The remote-work shift has reshaped buyer preferences toward larger homes with dedicated office space. Properties featuring terraces, modern kitchens, energy-efficiency upgrades and broadband infrastructure command clear price premiums. Most central-district turnover is renovation-led rather than new-build.
- Average residential price: €2,243 per square meter
- Annual price movement: 3.0 percent (2024–2025)
- Prime district pricing: €2,800–€3,400 per square meter (Casco Antiguo, Nervión, Los Remedios)
- Accessible zones: €1,700–€2,100 per square meter (Macarena, Triana, Cerro-Amate)
- Buyer profile: primarily domestic, with steadily rising foreign activity in lifestyle neighborhoods
Neighborhoods defining Seville in 2026
Casco Antiguo
Casco Antiguo is the historic core — narrow Moorish-pattern streets, courtyard houses, and the densest concentration of heritage architecture in any Spanish city of comparable size. Prices range between €3,000 and €3,400 per square meter depending on renovation quality. Tourist rental licensing is restricted, but long-term furnished leases command consistent demand. Restoration culture is mature; specialist studios in Seville and Madrid operate dedicated heritage portfolios.
Los Remedios
Just southwest of the centre, Los Remedios offers wide boulevards, mid-twentieth-century apartment blocks and proximity to schools and parks. Average prices hover around €2,900 per square meter. Spacious three- and four-bedroom apartments command €350,000 to €600,000 — the spec that anchors the family-buyer demographic.
Nervión
Nervión is the modern business and residential district, with strong transit links and a dense corporate footprint. Prices typically run €2,600 to €3,100 per square meter. The buyer profile is white-collar professional and long-term tenant.
Triana
Triana, across the Guadalquivir River, blends historic flamenco heritage with a steady contemporary refresh — small galleries, ceramic studios, the Calle Pureza riverfront. Pricing varies between €2,100 and €2,700 per square meter. The neighborhood draws younger tenants and lifestyle-oriented international buyers.
Macarena
Macarena has been transitioning from working-class district to a more diverse mixed neighborhood. Prices average between €1,700 and €2,100 per square meter. The area has seen the most consistent rental absorption in the city's value tier.

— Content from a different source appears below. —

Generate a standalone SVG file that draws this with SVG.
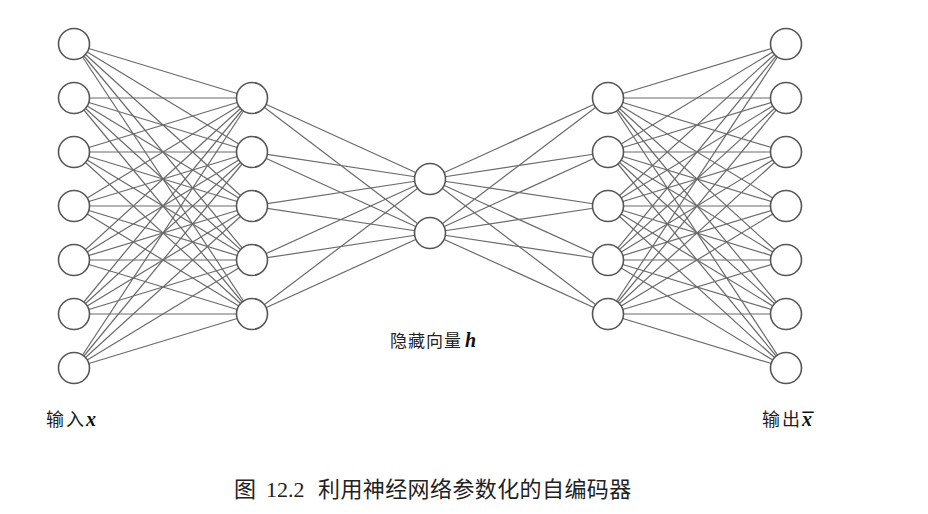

The Seville rental landscape
The Seville rental market in 2026 is supported by robust local demand, growing international interest, and a broad tenant base of professionals, students and remote workers. Rent growth has been moderate, with stable occupancy across submarkets. There are no formal rent caps in place as of 2026, though short-term tourist rentals are subject to Andalusian regional licensing — Casco Antiguo has been the focus of tighter control.
One-bedroom apartments rent between €600 and €850 per month; two-bedroom apartments between €850 and €1,150; three-bedroom apartments between €1,100 and €1,500. Premium units in Casco Antiguo and Nervión exceed €1,700. The deepest pricing tends to be in renovated heritage units in the historic core.
What's shaping Seville in 2026
The price differential to Madrid and Barcelona — Seville trades at roughly 40 to 50 percent of central Madrid pricing — has anchored international interest. The cultural calendar is dense (Semana Santa, the Feria de Abril, the year-round flamenco scene) and the climate has become a relocation factor for buyers from northern Europe. The university presence — Universidad de Sevilla, the Erasmus exchange volumes — supports rental absorption year-round.
Infrastructure works have been steady. The Metro de Sevilla expansion (Line 3 currently advancing), the modernization of public transit corridors, and the redevelopment of Bellavista and Sevilla Este suburbs have raised connectivity in previously secondary districts. Fibre-optic infrastructure is solid, supporting the remote-worker demographic that has been growing as a share of buyers.
Where Seville reads now
Property prices are projected to rise between 3.5 and 5.0 percent through 2026. The strongest movement is expected in well-located districts (Nervión, Triana, Los Remedios) where renovated, move-in-ready properties remain undersupplied. Macarena, San Pablo-Santa Justa and Sevilla Este are projected to track 4.5 to 6.5 percent as infrastructure improvements continue. Citywide average prices are expected to reach €2,350 to €2,400 per square meter by year-end. Rental prices are projected to grow 2.5 to 4.0 percent.
For the buyer drawn to Andalusian heritage architecture, the Moorish-Renaissance layered urban core, and one of the most distinctive cultural calendars in southern Europe, Seville continues to read as a structurally important market. The neighborhoods responding most distinctly to the design-led buyer shift — the restored heritage stock of Casco Antiguo, the Triana riverfront, the Los Remedios family-buyer corridor — are quietly outperforming the citywide averages.
Frequently asked
What is the average property price per square meter in Seville in 2026?
Around €2,250 per square meter citywide, with central districts exceeding €3,000.
Can international buyers purchase property in Seville?
Yes. Spain imposes no restrictions on foreign property ownership.
Are short-term rentals permitted?
Yes, with Andalusian regional licensing. Casco Antiguo is the most regulated zone.
Are rent caps in effect?
Not currently. The Andalusian government has not implemented formal rent-control caps as of 2026.
Which neighborhoods are seeing the most buyer attention?
Casco Antiguo, Triana, Nervión, Los Remedios, and the Macarena / San Pablo value corridors are drawing the most consistent demand from buyers tracking heritage architecture and lifestyle proximity.